The Minister for Railways was a ministry first established in 1916 in the nationalist ministry of William Holman and abolished in 1929. It was known as the Minister for Railways and State Industrial Enterprises in the Second Fuller ministry between 1922 and 1925.

Role and responsibilities
The first public railway line in New South Wales was the Sydney–Parramatta Railway which opened on 26 September 1855. Railways were operated by New South Wales Government Railways which  was under the supervision of a single Commissioner for Railways until 1888, 3 commissioners until 1907, before returning to a Chief Commissioner from 1907. The Treasurer had ministerial responsibility for railways.

The portfolio of Minister for Railways was created in the  Holman Nationalist ministry and had operational responsibility for the railways while the Secretary for Public Works had responsibility for authorising expenditure on any new lines or extensions that exceeded £20,000.  The separation however was only at a department level as the portfolio was always held by the Secretary for Public Works.

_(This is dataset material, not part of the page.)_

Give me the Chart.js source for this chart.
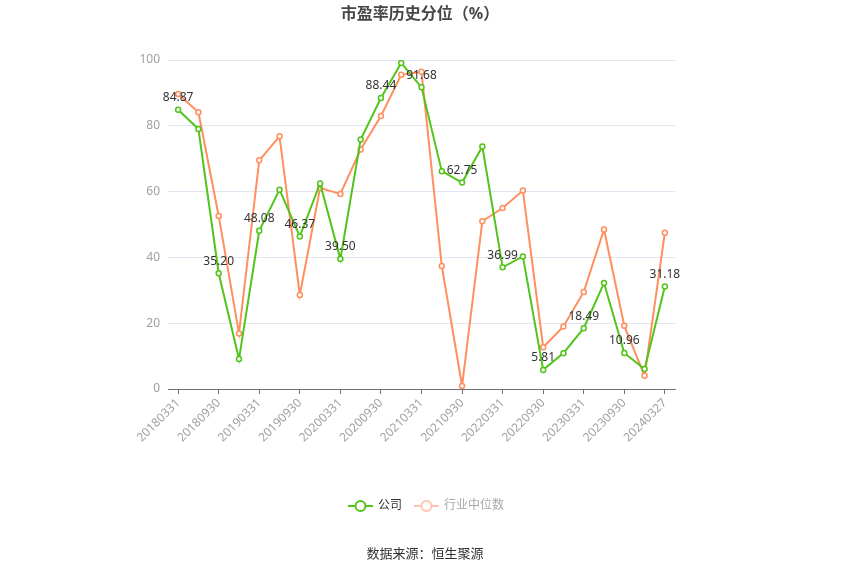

In the second Fuller ministry the portfolio of Labour and Industry was divided up, with the Minister for Railways receiving the additional responsibilities for state industrial enterprises. The portfolio returned to be the Minister for Railways from the first Lang ministry. On 16 April 1929 Ernest Buttenshaw, the Secretary for Public Works and Minister for Railways, became Acting Premier during the absence of Thomas Bavin and resigned the railways portfolio. The ministerial office was not filled and instead the railways department was administered by the Treasurer.

The operation of railways remained the responsibility of the Treasurer in the third Lang ministry until 22 March 1932 when it became the responsibility of the Minister for Transport.